- _Stated exercise_:
Print nothing but the lines from the start of the listing below through the line that contains "const rightCategories = ['Coarse". Do not include the pictures.

- _Source material_:

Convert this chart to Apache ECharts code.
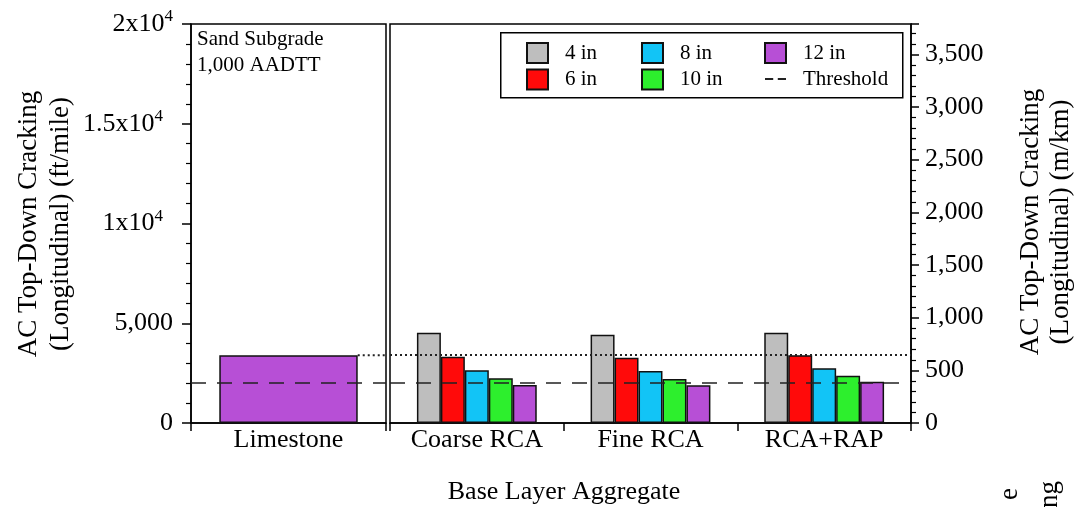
<!DOCTYPE html>
<html>
<head>
<meta charset="utf-8">
<script src="https://cdn.jsdelivr.net/npm/echarts@6/dist/echarts.min.js"></script>
<style>
  html, body { margin: 0; padding: 0; background: #fff; }
  #chart { width: 1075px; height: 507px; }
</style>
</head>
<body>
<div id="chart"></div>
<script>
// Base aggregate categories for the two panels
const leftCategories = ['Limestone'];
const rightCategories = ['Coarse RCA', 'Fine RCA', 'RCA+RAP'];

// Base layer thicknesses (legend names)
const thicknessNames = ['4 in', '6 in', '8 in', '10 in', '12 in'];

// Top-down longitudinal cracking, ft/mile
const limestone12in = [3400];
const values4in = [4520, 4420, 4520];
const values6in = [3320, 3270, 3400];
const values8in = [2640, 2610, 2740];
const values10in = [2240, 2200, 2370];
const values12in = [1900, 1890, 2070];

// Design threshold, ft/mile
const thresholdValue = 2000;

// Left axis tick values, ft/mile
const leftTicks = [0, 5000, 10000, 15000, 20000];

const FONT = 'Liberation Serif';
const FT_MILE_TO_M_KM = 0.3048 / 1.609344;
const colors = ['#bebebe', '#ff0a0a', '#12c4f6', '#2def2d', '#b74fd6'];
const leftMax = leftTicks[leftTicks.length - 1];
const refLevel = limestone12in[0];
const LIMESTONE_GAP = 0.29;   // category gap of the single limestone bar

const seriesDataRight = [values4in, values6in, values8in, values10in, values12in];

function leftLabel(v) {
  if (v === 0) return '0';
  if (v < 10000) return v.toLocaleString('en-US');
  const m = v / 10000;
  const key = v === leftMax ? 's2' : 's';
  return '{a|' + m + 'x10}{' + key + '|4}';
}

const barBorder = { borderColor: '#111', borderWidth: 1.5 };

const series = [];
// Limestone (12 in) bar in the left panel
series.push({
  type: 'bar', name: '12 in', xAxisIndex: 0, yAxisIndex: 0,
  data: limestone12in, barCategoryGap: (LIMESTONE_GAP * 100) + '%', z: 3,
  itemStyle: Object.assign({ color: colors[4] }, barBorder)
});
// Thickness bars in the right panel
thicknessNames.forEach((name, i) => {
  series.push({
    type: 'bar', name: name, xAxisIndex: 1, yAxisIndex: 1,
    data: seriesDataRight[i], barGap: '0%', barCategoryGap: '31%', z: 3,
    itemStyle: Object.assign({ color: colors[i] }, barBorder)
  });
});

const dashStyle = { color: '#222', width: 1.5, type: [15, 11] };
const dotStyle = { color: '#222', width: 2, type: [2, 3] };
const quietMark = { silent: true, symbol: 'none', label: { show: false }, emphasis: { disabled: true } };

// Threshold line across both panels
series.push({
  type: 'line', name: 'Threshold', xAxisIndex: 1, yAxisIndex: 1, data: [],
  symbol: 'none', itemStyle: { color: '#222' }, lineStyle: dashStyle, z: 6,
  markLine: Object.assign({ lineStyle: dashStyle, data: [{ yAxis: thresholdValue }] }, quietMark)
});
series.push({
  type: 'line', name: 'Threshold', xAxisIndex: 0, yAxisIndex: 0, data: [],
  symbol: 'none', itemStyle: { color: '#222' }, lineStyle: dashStyle, z: 6,
  markLine: Object.assign({ lineStyle: dashStyle, data: [{ yAxis: thresholdValue }] }, quietMark)
});
// Limestone reference level: from the right edge of the limestone bar and across the right panel
const refStart = 1 - LIMESTONE_GAP / 2;
series.push({
  type: 'line', name: 'ref-left', xAxisIndex: 2, yAxisIndex: 0,
  data: [[refStart, refLevel], [1, refLevel]], symbol: 'none', z: 1,
  lineStyle: dotStyle, silent: true
});
series.push({
  type: 'line', name: 'ref-right', xAxisIndex: 1, yAxisIndex: 1, data: [],
  symbol: 'none', z: 6,
  markLine: Object.assign({ lineStyle: dotStyle, data: [{ yAxis: refLevel }] }, quietMark)
});

const axisLineStyle = { show: true, lineStyle: { color: '#000', width: 1.5 } };
const catLabel = { fontFamily: FONT, fontSize: 26, color: '#000', margin: 4 };

const legendCommon = {
  orient: 'vertical', itemWidth: 21, itemHeight: 20, itemGap: 4.5, padding: 0,
  selectedMode: false,
  textStyle: { fontFamily: FONT, fontSize: 21, color: '#000', padding: [0, 0, 0, 12] }
};
// Two short dashes for the threshold legend key
const dashIcon = 'path://M0,0H9V2H0Z M14,0H23V2H14Z';

const option = {
  animation: false,
  backgroundColor: '#fff',
  grid: [
    { left: 191, top: 24, width: 195, bottom: 84, show: true, borderColor: '#000', borderWidth: 1.5 },
    { left: 390, top: 24, right: 164, bottom: 84, show: true, borderColor: '#000', borderWidth: 1.5 }
  ],
  xAxis: [
    { type: 'category', gridIndex: 0, data: leftCategories, axisLine: axisLineStyle,
      axisTick: { show: true, length: 8, lineStyle: { color: '#000', width: 1.5 } }, axisLabel: catLabel },
    { type: 'category', gridIndex: 1, data: rightCategories, axisLine: axisLineStyle,
      axisTick: { show: true, length: 8, lineStyle: { color: '#000', width: 1.5 } }, axisLabel: catLabel },
    { type: 'value', gridIndex: 0, min: 0, max: 1, show: false }
  ],
  yAxis: [
    { type: 'value', gridIndex: 0, position: 'left', min: 0, max: leftMax, interval: 5000,
      axisLine: axisLineStyle, splitLine: { show: false },
      axisTick: { show: true, length: 9, lineStyle: { color: '#000', width: 1.5 } },
      minorTick: { show: true, splitNumber: 5, length: 5, lineStyle: { color: '#000', width: 1.2 } },
      axisLabel: {
        margin: 18, color: '#000', fontFamily: FONT, fontSize: 26, formatter: leftLabel,
        rich: {
          a: { fontFamily: FONT, fontSize: 26, color: '#000' },
          s: { fontFamily: FONT, fontSize: 17, color: '#000', padding: [0, 10, 14, 0] },
          s2: { fontFamily: FONT, fontSize: 17, color: '#000', padding: [0, 0, 14, 0] }
        }
      }
    },
    { type: 'value', gridIndex: 1, min: 0, max: leftMax, show: false, splitLine: { show: false } },
    { type: 'value', gridIndex: 1, position: 'right', min: 0, max: leftMax * FT_MILE_TO_M_KM, interval: 500,
      axisLine: axisLineStyle, splitLine: { show: false },
      axisTick: { show: true, length: 8, lineStyle: { color: '#000', width: 1.5 } },
      minorTick: { show: true, splitNumber: 5, length: 5, lineStyle: { color: '#000', width: 1.2 } },
      axisLabel: {
        margin: 14, color: '#000', fontFamily: FONT, fontSize: 26, showMaxLabel: false,
        formatter: v => (Math.abs(v % 500) < 1e-6 ? v.toLocaleString('en-US') : '')
      }
    }
  ],
  legend: [
    Object.assign({ left: 526, top: 42, data: [{ name: '4 in', icon: 'rect' }, { name: '6 in', icon: 'rect' }] }, legendCommon),
    Object.assign({ left: 641, top: 42, data: [{ name: '8 in', icon: 'rect' }, { name: '10 in', icon: 'rect' }] }, legendCommon),
    Object.assign({ left: 764, top: 42, data: [{ name: '12 in', icon: 'rect' }, { name: 'Threshold', icon: dashIcon }] }, legendCommon)
  ],
  graphic: [
    { type: 'rect', left: 500, top: 32, shape: { width: 402, height: 65 },
      style: { fill: '#fff', stroke: '#000', lineWidth: 1.5 }, z: 50, silent: true },
    { type: 'text', left: 197, top: 26, z: 60, silent: true,
      style: { text: 'Sand Subgrade\n1,000 AADTT', font: '21px "Liberation Serif"', fill: '#000', lineHeight: 26 } },
    { type: 'text', x: 45, y: 224, rotation: Math.PI / 2, silent: true,
      style: { text: 'AC Top-Down Cracking\n(Longitudinal) (ft/mile)', font: '27px "Liberation Serif"',
        fill: '#000', align: 'center', verticalAlign: 'middle', lineHeight: 32 } },
    { type: 'text', x: 1046, y: 222, rotation: Math.PI / 2, silent: true,
      style: { text: 'AC Top-Down Cracking\n(Longitudinal) (m/km)', font: '27px "Liberation Serif"',
        fill: '#000', align: 'center', verticalAlign: 'middle', lineHeight: 30 } },
    { type: 'text', x: 564, y: 492, silent: true,
      style: { text: 'Base Layer Aggregate', font: '26px "Liberation Serif"', fill: '#000',
        align: 'center', verticalAlign: 'middle' } },
    { type: 'text', x: 1010, y: 500, rotation: Math.PI / 2, silent: true,
      style: { text: 'e', font: '27px "Liberation Serif"', fill: '#000', align: 'left', verticalAlign: 'middle' } },
    { type: 'text', x: 1050, y: 508, rotation: Math.PI / 2, silent: true,
      style: { text: 'ng', font: '27px "Liberation Serif"', fill: '#000', align: 'left', verticalAlign: 'middle' } }
  ],
  series: series
};

// Legend components sit above the framed legend box
option.legend.forEach(l => { l.z = 55; });

const chart = echarts.init(document.getElementById('chart'), null, { renderer: 'canvas' });
chart.setOption(option);
</script>
</body>
</html>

- _Solved problem_:
Convert this chart to Apache ECharts code.
<!DOCTYPE html>
<html>
<head>
<meta charset="utf-8">
<script src="https://cdn.jsdelivr.net/npm/echarts@6/dist/echarts.min.js"></script>
<style>
  html, body { margin: 0; padding: 0; background: #fff; }
  #chart { width: 1075px; height: 507px; }
</style>
</head>
<body>
<div id="chart"></div>
<script>
// Base aggregate categories for the two panels
const leftCategories = ['Limestone'];
const rightCategories = ['Coarse RCA', 'Fine RCA', 'RCA+RAP'];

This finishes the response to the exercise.